Visualizing Sakai Commit Data

I am preparing for my Data Mining/Social Networking course next semester (SI301) and of course the main project will be about analyzing Sakai activities as a developer community and social community. Of course visualization will be a big part of the course activity.

So I got a head start and played with some data from commit logs. Because I was not aware of the xml output from svn -log (thanks Seth) – I did this by screen scraping ViewSVN at source.sakaiproject.org. I scraped all the commits in the main SVN and Contrib into some SQLite3 databases. The databases allowed me to restart the process if it croaked. It took about a day and I ended up with 540 MB of data.
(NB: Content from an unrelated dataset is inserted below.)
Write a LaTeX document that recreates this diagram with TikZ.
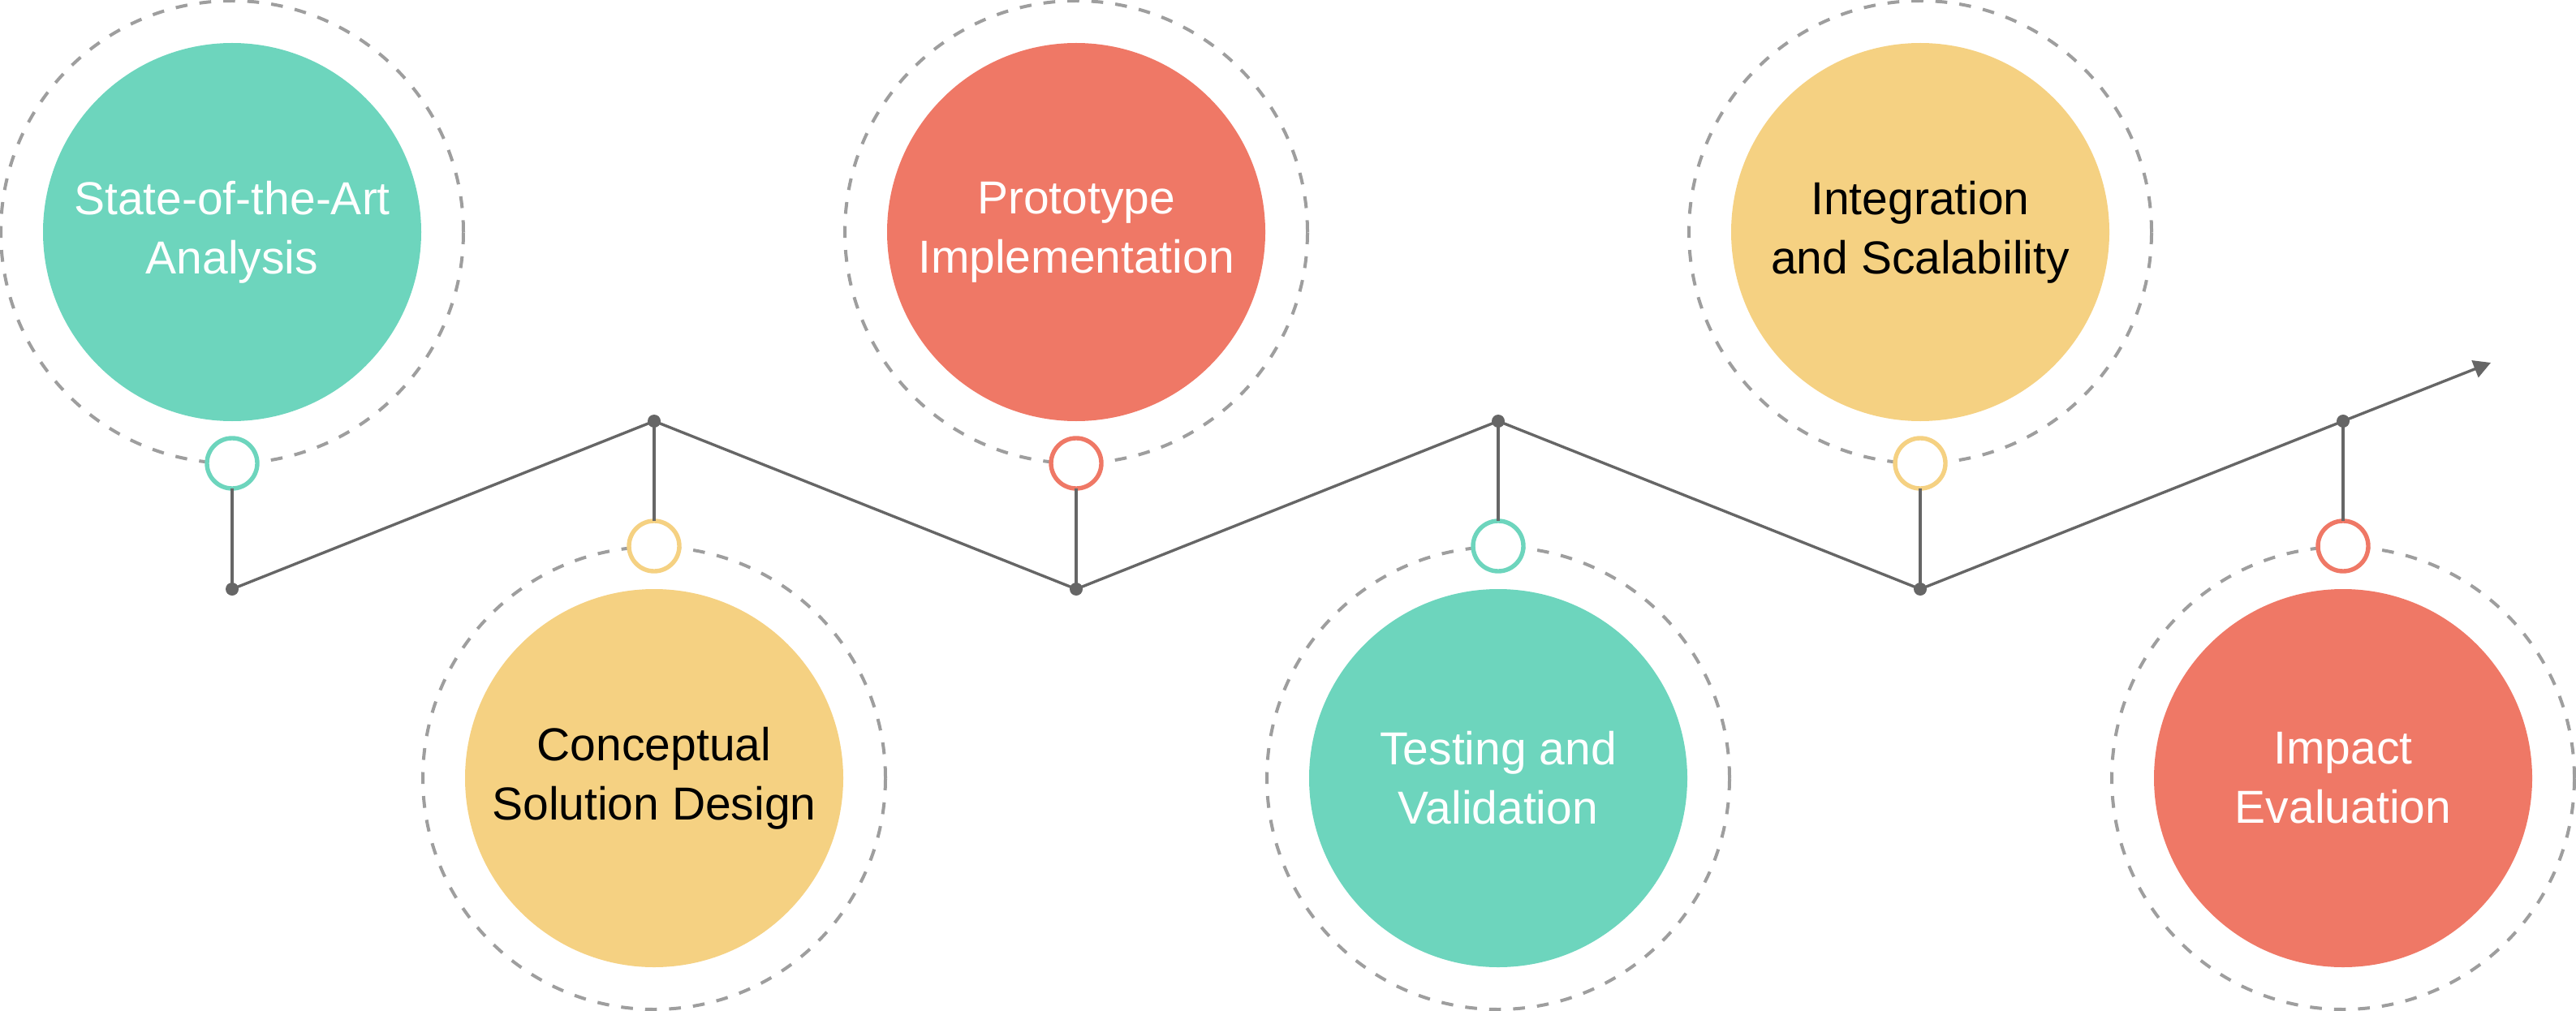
\documentclass[tikz,border=0pt]{standalone}
\usepackage{fontspec}
\setmainfont{Liberation Sans}
\usetikzlibrary{arrows.meta}
\definecolor{tealc}{HTML}{6DD5BD}
\definecolor{redc}{HTML}{EF7866}
\definecolor{yelc}{HTML}{F5D182}
\definecolor{linegray}{HTML}{666666}
\definecolor{dashgray}{HTML}{9E9E9E}
\begin{document}
\begin{tikzpicture}[x=0.5pt,y=-0.5pt,
  halo/.style={circle, draw=dashgray, line width=2pt, dash pattern=on 7.3pt off 7.5pt, minimum size=285pt, inner sep=0pt, outer sep=0pt},
  disc/.style={circle, fill=#1, minimum size=233pt, inner sep=0pt, outer sep=0pt},
  ring/.style={circle, draw=#1, fill=white, line width=2.7pt, minimum size=31pt, inner sep=0pt, outer sep=0pt},
  dotnode/.style={circle, fill=linegray, minimum size=8pt, inner sep=0pt, outer sep=0pt},
  conn/.style={draw=linegray, line width=1.7pt},
  txt/.style={align=center, font=\fontsize{28.5pt}{36.4pt}\selectfont, inner sep=0pt}]
\useasboundingbox (0,0) rectangle (3174,1246);
% halos
\node[halo] (h1) at (286,286) {};
\node[halo] (h2) at (806,959) {};
\node[halo] (h3) at (1326,286) {};
\node[halo] (h4) at (1846,959) {};
\node[halo] (h5) at (2366,286) {};
\node[halo] (h6) at (2887,959) {};
% discs
\node[disc=tealc] (c1) at (286,286) {};
\node[disc=yelc] (c2) at (806,959) {};
\node[disc=redc] (c3) at (1326,286) {};
\node[disc=tealc] (c4) at (1846,959) {};
\node[disc=yelc] (c5) at (2366,286) {};
\node[disc=redc] (c6) at (2887,959) {};
% dots positions
\coordinate (d1) at (286,726);
\coordinate (d2) at (806,519);
\coordinate (d3) at (1326,726);
\coordinate (d4) at (1846,519);
\coordinate (d5) at (2366,726);
\coordinate (d6) at (2887,519);
\coordinate (tip) at (3069,447);
% rings
\node[ring=tealc] (r1) at (286,571) {};
\node[ring=yelc] (r2) at (806,673) {};
\node[ring=redc] (r3) at (1326,571) {};
\node[ring=tealc] (r4) at (1846,673) {};
\node[ring=yelc] (r5) at (2366,571) {};
\node[ring=redc] (r6) at (2887,673) {};
% connectors
\draw[conn] (r1.south) -- (d1);
\draw[conn] (d2) -- (r2.north);
\draw[conn] (r3.south) -- (d3);
\draw[conn] (d4) -- (r4.north);
\draw[conn] (r5.south) -- (d5);
\draw[conn] (d6) -- (r6.north);
\draw[conn, -{Triangle[length=10.5pt,width=11pt]}] (d1) -- (d2) -- (d3) -- (d4) -- (d5) -- (d6) -- (tip);
% dots
\foreach \i in {1,...,6} { \node[dotnode] (dot\i) at (d\i) {}; }
% texts
\node[txt, text=white] (t1) at (c1) {State-of-the-Art\\Analysis};
\node[txt, text=black] (t2) at (c2) {Conceptual\\Solution Design};
\node[txt, text=white] (t3) at (c3) {Prototype\\Implementation};
\node[txt, text=white] (t4) at (c4) {Testing and\\Validation};
\node[txt, text=black] (t5) at (c5) {Integration\\and Scalability};
\node[txt, text=white] (t6) at (c6) {Impact\\Evaluation};
\end{tikzpicture}
\end{document}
Then I ran a process to parse and categorize the data – that process read all 540MB and produced a nice, normalized database of 3MB in about 20 minutes.

After I had my nice 3MB database, I wrote some Python+Sqlite3 scripts to grock, and accumulate the data various ways. The work is still in draft form.

http://www-personal.umich.edu/~csev/sakai/data/

There are five graphs – the most fun one is the movement graph including both the main SVN and Contrib. Hint: To make it visually more fun follow these hints: (1) Change from “Same Color” to “Unique Colors”, (2) Change from “Same Size” to “Cumulative”, and (3) Experiment switching from Linear to Log scale to make it more exciting, (4) hover over a data point to see who it represents, and (5) you can click on a data point and then replay the data to make it have a “trail”.


This is all pretty cool and it uses the Google Vizualization API which does all the work in Flash/Javascript.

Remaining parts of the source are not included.